Gather all lines in the records below that include the word "code".

▶ Material for this exercise
------------------------------------
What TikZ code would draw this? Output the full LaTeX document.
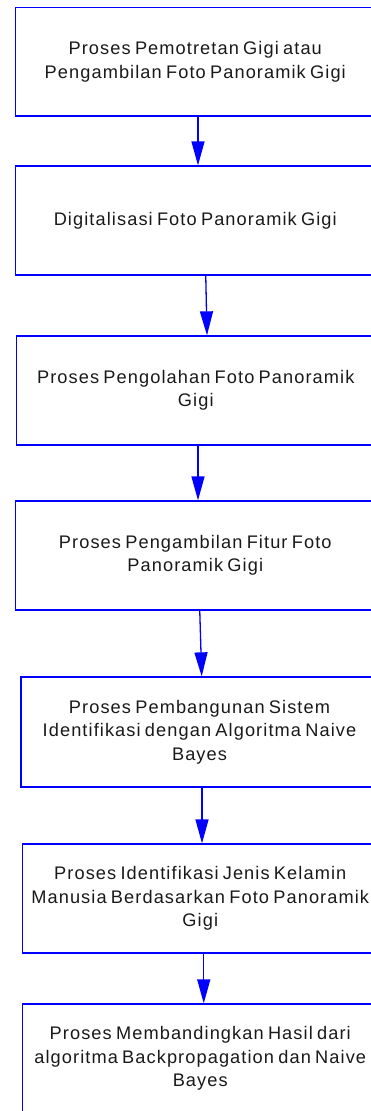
\documentclass[tikz,border=0pt]{standalone}
\usepackage{fontspec}
\setmainfont{Liberation Sans}[LetterSpace=6,WordSpace=0.7]
\usetikzlibrary{arrows.meta}
\definecolor{boxblue}{RGB}{0,0,255}
\tikzset{
  stepbox/.style={draw=boxblue, line width=1.3pt, rectangle, inner sep=0pt,
    align=center, font=\fontsize{18.2}{23.4}\selectfont, text=black!90},
  flow/.style={draw=boxblue, line width=1.3pt,
    -{Triangle[length=24pt,width=13pt]}, boxblue}
}
\begin{document}
\begin{tikzpicture}[x=1pt,y=-1pt]
\useasboundingbox (0,0) rectangle (371,1111);
\clip (0,0) rectangle (371,1111);
\node[stepbox, minimum width=359.5pt, minimum height=108.5pt] (b1) at (195.25,61.75)
  {Proses Pemotretan Gigi atau\\Pengambilan Foto Panoramik Gigi};
\node[stepbox, minimum width=359.5pt, minimum height=109pt] (b2) at (195.25,220.5)
  {Digitalisasi Foto Panoramik Gigi};
\node[stepbox, minimum width=358.5pt, minimum height=109pt] (b3) at (195.75,390.5)
  {Proses Pengolahan Foto Panoramik\\Gigi};
\node[stepbox, minimum width=359.5pt, minimum height=109pt] (b4) at (195.25,555.5)
  {Proses Pengambilan Fitur Foto\\Panoramik Gigi};
\node[stepbox, minimum width=357pt, minimum height=110pt] (b5) at (199.5,732)
  {Proses Pembangunan Sistem\\Identifikasi dengan Algoritma Naive\\Bayes};
\node[stepbox, minimum width=355.5pt, minimum height=109pt] (b6) at (200.25,898.5)
  {Proses Identifikasi Jenis Kelamin\\Manusia Berdasarkan Foto Panoramik\\Gigi};
\node[stepbox, minimum width=355.5pt, minimum height=109pt] (b7) at (200.25,1058.5)
  {Proses Membandingkan Hasil dari\\algoritma Backpropagation dan Naive\\Bayes};
\draw[flow] ([xshift=2.75pt]b1.south) -- ([xshift=2.75pt]b2.north);
\draw[flow] ([xshift=10.5pt]b2.south) -- ([xshift=11.25pt]b3.north);
\draw[flow] ([xshift=2.25pt]b3.south) -- ([xshift=2.75pt]b4.north);
\draw[flow] ([xshift=4.5pt]b4.south) -- ([xshift=2.2pt]b5.north);
\draw[flow] ([xshift=2.5pt]b5.south) -- ([xshift=1.75pt]b6.north);
\draw[flow] ([xshift=3.5pt]b6.south) -- ([xshift=3.5pt]b7.north);
\end{tikzpicture}
\end{document}
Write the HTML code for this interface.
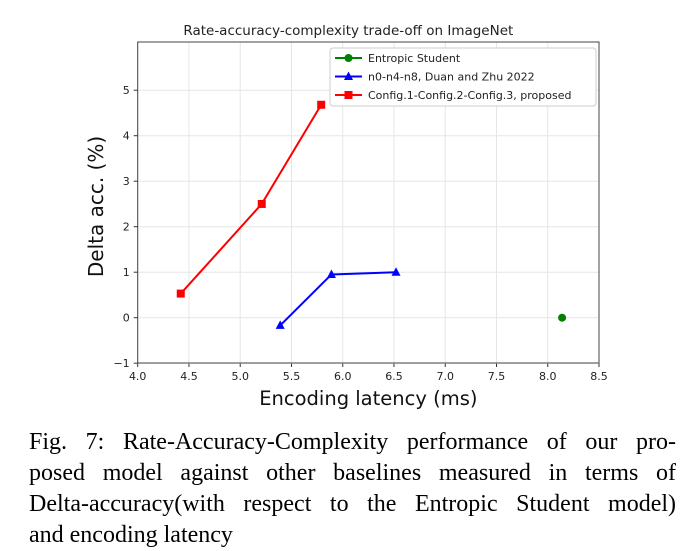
<!DOCTYPE html>
<html><head><meta charset="utf-8"><style>
body{margin:0;background:#fff;width:688px;height:547px;overflow:hidden;position:relative}
svg text{font-family:"DejaVu Sans","Liberation Sans",sans-serif}
.cap{position:absolute;left:29px;top:427px;width:647px;font-family:"Liberation Serif",serif;font-size:24px;line-height:31px;color:#000}
.cap div{text-align:justify;text-align-last:justify;white-space:nowrap}
.cap div.last{text-align-last:left}
</style></head><body>
<svg id="chart" width="688" height="420" style="position:absolute;left:0;top:0"></svg>
<div class="cap">
<div>Fig. 7: Rate-Accuracy-Complexity performance of our pro-</div>
<div>posed model against other baselines measured in terms of</div>
<div>Delta-accuracy(with respect to the Entropic Student model)</div>
<div class="last">and encoding latency</div>
</div>
<script>
const xTicks=[4.0,4.5,5.0,5.5,6.0,6.5,7.0,7.5,8.0,8.5];
const yTicks=[-1,0,1,2,3,4,5];
const entropicX=[8.14], entropicY=[0];
const duanX=[5.39,5.89,6.52], duanY=[-0.17,0.95,1.0];
const propX=[4.42,5.21,5.79], propY=[0.53,2.5,4.68];
const L=137.7,R=599,T=42,B=363;
const X=v=>L+(v-4)/(4.5)*(R-L);
const Y=v=>317.7-v*45.5;
const svg=document.getElementById('chart');
const NS='http://www.w3.org/2000/svg';
function mk(t,a,p){const e=document.createElementNS(NS,t);for(const k in a)e.setAttribute(k,a[k]);(p||svg).appendChild(e);return e;}
xTicks.forEach(v=>{const l=mk('line',{x1:X(v),x2:X(v),y1:T,y2:B,stroke:'#e6e6e6','stroke-width':1});

mk('line',{x1:X(v),x2:X(v),y1:B,y2:B+4,stroke:'#333'});
const t=mk('text',{x:X(v),y:B+17,'text-anchor':'middle','font-size':11,fill:'#222'});t.textContent=v.toFixed(1);
});
yTicks.forEach(v=>{const l=mk('line',{x1:L,x2:R,y1:Y(v),y2:Y(v),stroke:'#e6e6e6','stroke-width':1});

mk('line',{x1:L-4,x2:L,y1:Y(v),y2:Y(v),stroke:'#333'});
const t=mk('text',{x:L-8,y:Y(v)+4,'text-anchor':'end','font-size':11,fill:'#222'});t.textContent=v<0?'\u2212'+Math.abs(v):String(v);
});
const fr=mk('rect',{x:L,y:T,width:R-L,height:B-T,fill:'none',stroke:'#444','stroke-width':1});

function series(xs,ys,color,marker,name){
 const g=mk('g',{});
 if(xs.length>1)mk('polyline',{points:xs.map((x,i)=>X(x)+','+Y(ys[i])).join(' '),fill:'none',stroke:color,'stroke-width':2},g);
 xs.forEach((x,i)=>drawMarker(X(x),Y(ys[i]),color,marker,g));}
function drawMarker(cx,cy,c,m,g){
 if(m==='o')mk('circle',{cx,cy,r:4,fill:c},g);
 else if(m==='s')mk('rect',{x:cx-4,y:cy-4,width:8,height:8,fill:c},g);
 else mk('polygon',{points:`${cx},${cy-5} ${cx-4.5},${cy+3.5} ${cx+4.5},${cy+3.5}`,fill:c},g);}
series(propX,propY,'#ff0000','s','series-proposed');
series(duanX,duanY,'#0000ff','^','series-duan-zhu');
series(entropicX,entropicY,'#008000','o','series-entropic-student');
const tt=mk('text',{x:(L+R)/2-20,y:35,'text-anchor':'middle','font-size':13.5,fill:'#222'});tt.textContent='Rate-accuracy-complexity trade-off on ImageNet';

const xt=mk('text',{x:(L+R)/2,y:405,'text-anchor':'middle','font-size':19.5,fill:'#111'});xt.textContent='Encoding latency (ms)';

const yt=mk('text',{x:0,y:0,'text-anchor':'middle','font-size':20,fill:'#111',transform:`translate(103,${(T+B)/2+4}) rotate(-90)`});yt.textContent='Delta acc. (%)';

const lg=mk('g',{});
mk('rect',{x:330,y:48,width:266,height:58,fill:'#fff',stroke:'#ccc',rx:3},lg);
[['Entropic Student','#008000','o'],['n0-n4-n8, Duan and Zhu 2022','#0000ff','^'],['Config.1-Config.2-Config.3, proposed','#ff0000','s']].forEach((e,i)=>{
 const y=58+i*18.5;const ge=mk('g',{},lg);
 mk('line',{x1:335,x2:362,y1:y,y2:y,stroke:e[1],'stroke-width':2},ge);drawMarker(348.5,y,e[1],e[2],ge);
 const t=mk('text',{x:368,y:y+4,'font-size':11,fill:'#222'},ge);t.textContent=e[0];});
</script>
</body></html>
------------------------------------
▶ Result below
What TikZ code would draw this? Output the full LaTeX document.
Write the HTML code for this interface.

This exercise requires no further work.